Meeting the support needs of carers should flow from the State’s commitment to the rights of children and adults who have a disability. Services and supports should be based on the needs, and the expressed will and preference, of the person with a disability.

In most cases, where a person has a complex disability and an inability to verbalise their needs, their family is their primary advocate. And they, too, have been disenfranchised.

What is absent are whole-of-family planning over the life course, personal budgets that allow choice for people who have disabilities, and true reform of an outdated system. Reform is constantly promised, but grudgingly delivered. Few politicians (and no government of recent years) have shown any appetite for real reform.

In 2016, Ireland failed, yet again, to ratify the United Nations Convention on the Rights of Persons with Disabilities (UNCRPD).

When questioned about being the only EU state not to have ratified the UNCRPD, Disabilities Minister Finian McGrath said ”in terms of quality of service and actual position of persons with disabilities in society, Ireland is, in many respects, in advance of other EU states”.

This statement is grossly misinformed and perhaps reflects the advice of a disinterested and disconnected civil service. Within Europe, Ireland is one of the worst countries for the impoverishment and social exclusion of people who have a disability.
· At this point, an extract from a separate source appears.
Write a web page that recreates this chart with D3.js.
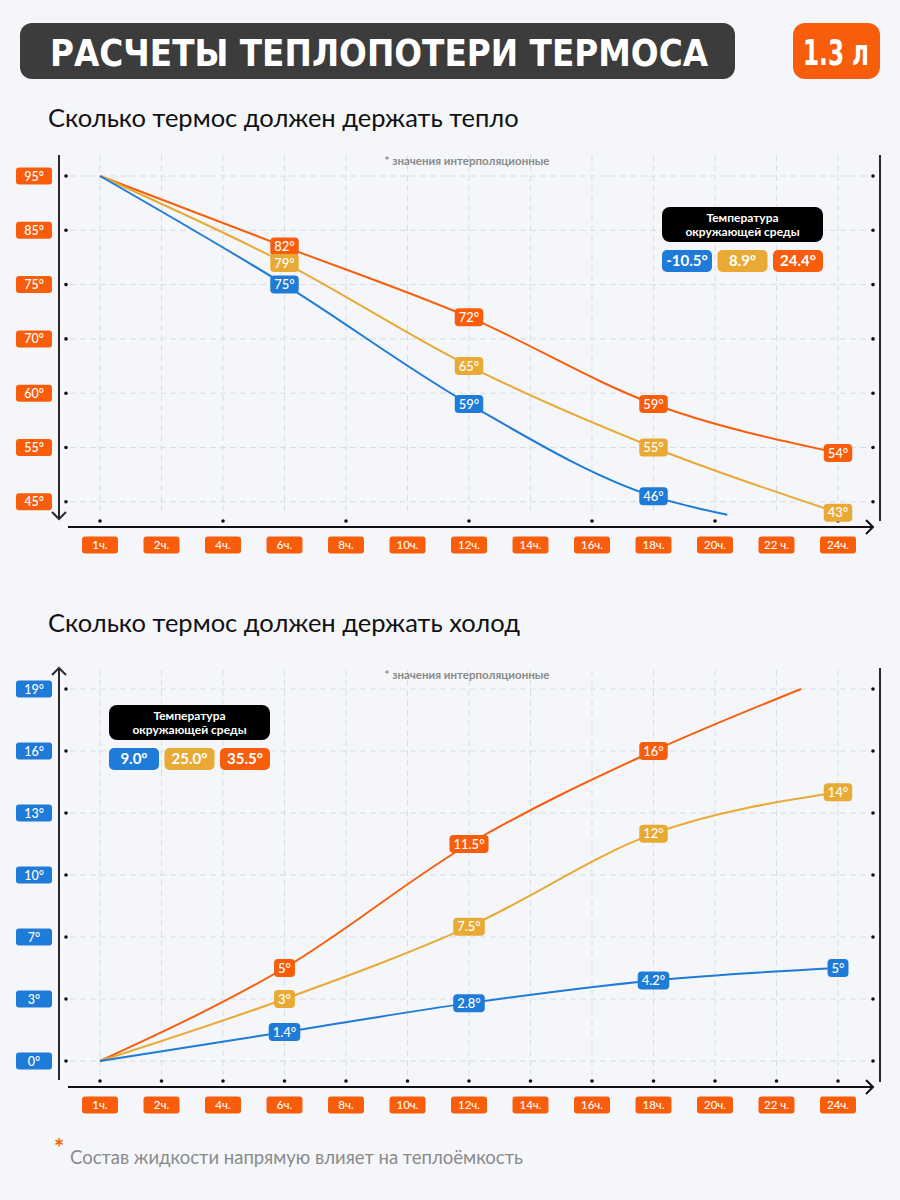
<!DOCTYPE html>
<html>
<head>
<meta charset="utf-8">
<script src="https://cdn.jsdelivr.net/npm/d3@7"></script>
<style>
  body { margin: 0; background: #f4f6fa; }
  svg { display: block; }
</style>
</head>
<body>
<div id="chart"></div>
<script>
// x categories (hours) and y tick values of both charts
const hours = ['1ч.', '2ч.', '4ч.', '6ч.', '8ч.', '10ч.', '12ч.', '14ч.', '16ч.', '18ч.', '20ч.', '22 ч.', '24ч.'];
const warmTicks = [95, 85, 75, 70, 60, 55, 45];
const coldTicks = [19, 16, 13, 10, 7, 3, 0];

// legend (ambient temperature)
const warmLegend = ['-10.5°', '8.9°', '24.4°'];
const coldLegend = ['9.0°', '25.0°', '35.5°'];

// warm chart series: position on hour axis (index), value, labelled?
const warmBlueAt = [0, 3, 6, 9, 10.2];
const warmBlue = [95, 75, 59, 46, 42.6];
const warmBlueLbl = [0, 1, 1, 1, 0];
const warmYellowAt = [0, 3, 6, 9, 12];
const warmYellow = [95, 79, 65, 55, 43];
const warmYellowLbl = [0, 1, 1, 1, 1];
const warmOrangeAt = [0, 3, 6, 9, 12];
const warmOrange = [95, 82, 72, 59, 54];
const warmOrangeLbl = [0, 1, 1, 1, 1];

// cold chart series
const coldBlueAt = [0, 3, 6, 9, 12];
const coldBlue = [0, 1.4, 2.8, 4.2, 5];
const coldBlueLbl = [0, 1, 1, 1, 1];
const coldYellowAt = [0, 3, 6, 9, 12];
const coldYellow = [0, 3, 7.5, 12, 14];
const coldYellowLbl = [0, 1, 1, 1, 1];
const coldOrangeAt = [0, 3, 6, 9, 11.4];
const coldOrange = [0, 5, 11.5, 16, 19];
const coldOrangeLbl = [0, 1, 1, 1, 0];

const BLUE = '#1f7bd8', YELLOW = '#e8aa35', ORANGE = '#f85d0c';
const FONT = 'Lato, "Noto Sans", sans-serif';
const NARROW = '"Liberation Sans Narrow", "DejaVu Sans Condensed", sans-serif';

const svg = d3.select('#chart').append('svg')
    .attr('width', 900)
    .attr('height', 1200);

svg.append('rect').attr('width', 900).attr('height', 1200).attr('fill', '#f4f6fa');

// header
svg.append('rect')
    .attr('x', 20).attr('y', 23).attr('width', 715).attr('height', 56)
    .attr('rx', 12).attr('fill', '#3c3c3c');
svg.append('text')
    .attr('x', 50).attr('y', 66)
    .attr('textLength', 658).attr('lengthAdjust', 'spacingAndGlyphs')
    .style('font-family', NARROW)
    .style('font-weight', 700).style('font-size', '38px')
    .attr('fill', '#fff')
    .text('РАСЧЕТЫ ТЕПЛОПОТЕРИ ТЕРМОСА');
svg.append('rect')
    .attr('x', 793).attr('y', 23).attr('width', 87).attr('height', 56)
    .attr('rx', 12).attr('fill', ORANGE);
svg.append('text')
    .attr('x', 803).attr('y', 65)
    .attr('textLength', 66).attr('lengthAdjust', 'spacingAndGlyphs')
    .style('font-family', NARROW)
    .style('font-weight', 700).style('font-size', '36px')
    .attr('fill', '#fff')
    .text('1.3 л');

function pill(g, cx, cy, label, color, opts) {
    opts = opts || {};
    let fs = opts.fontSize || 12;
    let h = opts.height || 17;
    let t = g.append('text')
        .attr('x', cx).attr('y', cy + fs * 0.36)
        .attr('text-anchor', 'middle')
        .style('font-family', FONT)
        .style('font-weight', opts.weight || 700)
        .style('font-size', fs + 'px')
        .attr('fill', '#fff')
        .text(label);
    let w = opts.width || (t.node().getComputedTextLength() + (opts.pad || 8));
    g.insert('rect', function() { return t.node(); })
        .attr('x', cx - w / 2).attr('y', cy - h / 2)
        .attr('width', w).attr('height', h)
        .attr('rx', opts.rx || 4)
        .attr('fill', color);
}

function drawChart(c) {
    let g = svg.append('g');

    let x = d3.scaleLinear().domain([0, hours.length - 1]).range([100, 838]);
    let y = d3.scaleLinear()
        .domain(c.ticks)
        .range(c.ticks.map((d, i) => c.yTop + i * c.step));

    // subtitle
    g.append('text')
        .attr('x', 48).attr('y', c.titleY)
        .style('font-family', FONT).style('font-size', '25.5px')
        .attr('fill', '#111')
        .text(c.title);

    // grid
    g.selectAll('.hgrid').data(c.ticks).enter().append('line')
        .attr('x1', 70).attr('x2', 868)
        .attr('y1', d => y(d)).attr('y2', d => y(d))
        .attr('stroke', '#d8dce3').attr('stroke-dasharray', '6,4');
    g.selectAll('.vgrid').data(hours).enter().append('line')
        .attr('x1', (d, i) => x(i)).attr('x2', (d, i) => x(i))
        .attr('y1', c.gridTop).attr('y2', c.gridBottom)
        .attr('stroke', '#d8dce3').attr('stroke-dasharray', '6,4');

    // note
    g.append('text')
        .attr('x', 467).attr('y', c.noteY)
        .attr('text-anchor', 'middle')
        .style('font-family', FONT).style('font-size', '11.5px').style('font-weight', 700)
        .attr('fill', '#8a8a8a')
        .text('* значения интерполяционные');

    // axes
    g.append('line').attr('x1', 59).attr('x2', 59).attr('y1', c.axisTop).attr('y2', c.axisBottom)
        .attr('stroke', '#2b2b2b').attr('stroke-width', 2);
    g.append('line').attr('x1', 880).attr('x2', 880).attr('y1', c.axisTop).attr('y2', c.axisBottom + 2)
        .attr('stroke', '#2b2b2b').attr('stroke-width', 2);
    g.append('line').attr('x1', 68).attr('x2', 873).attr('y1', c.xAxisY).attr('y2', c.xAxisY)
        .attr('stroke', '#111').attr('stroke-width', 2);
    let ay = c.arrowDown ? c.axisBottom : c.axisTop;
    let ad = c.arrowDown ? -1 : 1;
    g.append('path')
        .attr('d', `M52,${ay + ad * 7} L59,${ay} L66,${ay + ad * 7}`)
        .attr('fill', 'none').attr('stroke', '#2b2b2b').attr('stroke-width', 2);
    g.append('path')
        .attr('d', `M866,${c.xAxisY - 7} L873,${c.xAxisY} L866,${c.xAxisY + 7}`)
        .attr('fill', 'none').attr('stroke', '#111').attr('stroke-width', 2);

    // tick dots
    g.selectAll('.ldot').data(c.ticks).enter().append('circle')
        .attr('cx', 66).attr('cy', d => y(d)).attr('r', 1.8).attr('fill', '#111');
    g.selectAll('.rdot').data(c.ticks).enter().append('circle')
        .attr('cx', 873).attr('cy', d => y(d)).attr('r', 1.8).attr('fill', '#111');
    g.selectAll('.xdot').data(hours.filter((d, i) => i % c.dotEvery === 0)).enter().append('circle')
        .attr('cx', d => x(hours.indexOf(d))).attr('cy', c.xAxisY - 6).attr('r', 1.8).attr('fill', '#111');

    // tick labels
    c.ticks.forEach(d => pill(g, 34, y(d), d + '°', c.tickColor, { width: 36, height: 17, fontSize: 12.5, weight: 500, rx: 3 }));
    hours.forEach((d, i) => pill(g, x(i), c.xAxisY + 18, d, ORANGE, { width: 36, height: 17, fontSize: 11.5, weight: 500, rx: 3 }));

    // lines
    let line = d3.line()
        .x(d => x(d.at))
        .y(d => y(d.v))
        .curve(d3.curveMonotoneX);
    c.series.forEach(s => {
        let pts = s.at.map((a, i) => ({ at: a, v: s.vals[i], lbl: s.lbl[i] }));
        g.append('path')
            .datum(pts)
            .attr('d', line)
            .attr('fill', 'none')
            .attr('stroke', s.color)
            .attr('stroke-width', 2);
    });
    c.series.forEach(s => {
        s.at.forEach((a, i) => {
            if (s.lbl[i]) pill(g, x(a), y(s.vals[i]), s.vals[i] + '°', s.color, { height: 18, fontSize: 13, weight: 500, pad: 8 });
        });
    });

    // legend
    let lg = g.append('g').attr('transform', `translate(${c.legendX},${c.legendY})`);
    lg.append('rect').attr('width', 161).attr('height', 35).attr('rx', 8).attr('fill', '#000');
    lg.append('text').attr('x', 80.5).attr('y', 15)
        .attr('text-anchor', 'middle')
        .style('font-family', FONT).style('font-size', '12px').style('font-weight', 700)
        .attr('fill', '#fff').text('Температура');
    lg.append('text').attr('x', 80.5).attr('y', 29)
        .attr('text-anchor', 'middle')
        .style('font-family', FONT).style('font-size', '12px').style('font-weight', 700)
        .attr('fill', '#fff').text('окружающей среды');
    [BLUE, YELLOW, ORANGE].forEach((col, i) => {
        pill(lg, 25 + i * 55.5, 54, c.legend[i], col, { width: 50, height: 22, fontSize: 15, weight: 700, rx: 5 });
    });
}

drawChart({
    title: 'Сколько термос должен держать тепло', titleY: 127,
    ticks: warmTicks, yTop: 176, step: 54.3, tickColor: ORANGE,
    gridTop: 155, gridBottom: 515, axisTop: 155, axisBottom: 519, arrowDown: true,
    xAxisY: 527, dotEvery: 2, noteY: 165,
    legend: warmLegend, legendX: 662, legendY: 207,
    series: [
        { at: warmOrangeAt, vals: warmOrange, lbl: warmOrangeLbl, color: ORANGE },
        { at: warmYellowAt, vals: warmYellow, lbl: warmYellowLbl, color: YELLOW },
        { at: warmBlueAt, vals: warmBlue, lbl: warmBlueLbl, color: BLUE }
    ]
});

drawChart({
    title: 'Сколько термос должен держать холод', titleY: 632,
    ticks: coldTicks, yTop: 689, step: 62, tickColor: BLUE,
    gridTop: 670, gridBottom: 1075, axisTop: 668, axisBottom: 1080, arrowDown: false,
    xAxisY: 1087, dotEvery: 1, noteY: 679,
    legend: coldLegend, legendX: 109, legendY: 705,
    series: [
        { at: coldOrangeAt, vals: coldOrange, lbl: coldOrangeLbl, color: ORANGE },
        { at: coldYellowAt, vals: coldYellow, lbl: coldYellowLbl, color: YELLOW },
        { at: coldBlueAt, vals: coldBlue, lbl: coldBlueLbl, color: BLUE }
    ]
});

// footer
svg.append('text')
    .attr('x', 54).attr('y', 1157)
    .style('font-family', FONT).style('font-size', '24px').style('font-weight', 700)
    .attr('fill', ORANGE).text('*');
svg.append('text')
    .attr('x', 70).attr('y', 1164)
    .style('font-family', FONT).style('font-size', '18.5px')
    .attr('fill', '#8a8a8a')
    .text('Состав жидкости напрямую влияет на теплоёмкость');
</script>
</body>
</html>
A recently-published independent report by the European Institute for Gender Equality (EIGE), an autonomous body of the European Union, states that 50% of women and 55% of men who have disabilities are at risk of poverty or social exclusion, compared to 15% for the general population. This is significantly higher than the EU-28 average.

The Government’s own report, reviewing disability services, and published in 2012, stated that there was little evidence of positive outcomes, or value-for-money, from disability spend; and that services were largely segregated, institutionalised, and offered little choice or control to people who have disabilities and little by way of a meaningful life.

The National Disability Strategy, led by the Department of Justice, and for which the minister is responsible, is abject, failing to comprehensively deliver on a single area of policy or legislative reform. The infrastructure to monitor and oversee the strategy, the National Disability Strategy Implementation Group (NDSIG), from which I recently resigned, is little more than a bureaucratic echo chamber.

In the four years I attended, we spent our time in circular conversations about why government departments had not set up their internal structures to deliver the strategy, and about the failure of senior ministers across government to commit to disability issues.

There are three main, legislative strands to the National Disability Strategy, which emerged after the publication of A Strategy for Equality, in 1996. None have been fully implemented:

  • The Education of Persons with Special Educational Needs (EPSEN) Act, 2004;
  • The Citizens Information Act, 2007;
  • The Disability Act, 2005.

None of these has been fully commenced.

People with disabilities need enforceable rights and to be recognised as rights-holders. We may achieve this sooner if we watch our language and put the rights of the person at the centre; supports for carers flow from recognising the human dignity of each person and vindicating the human rights of people with disabilities.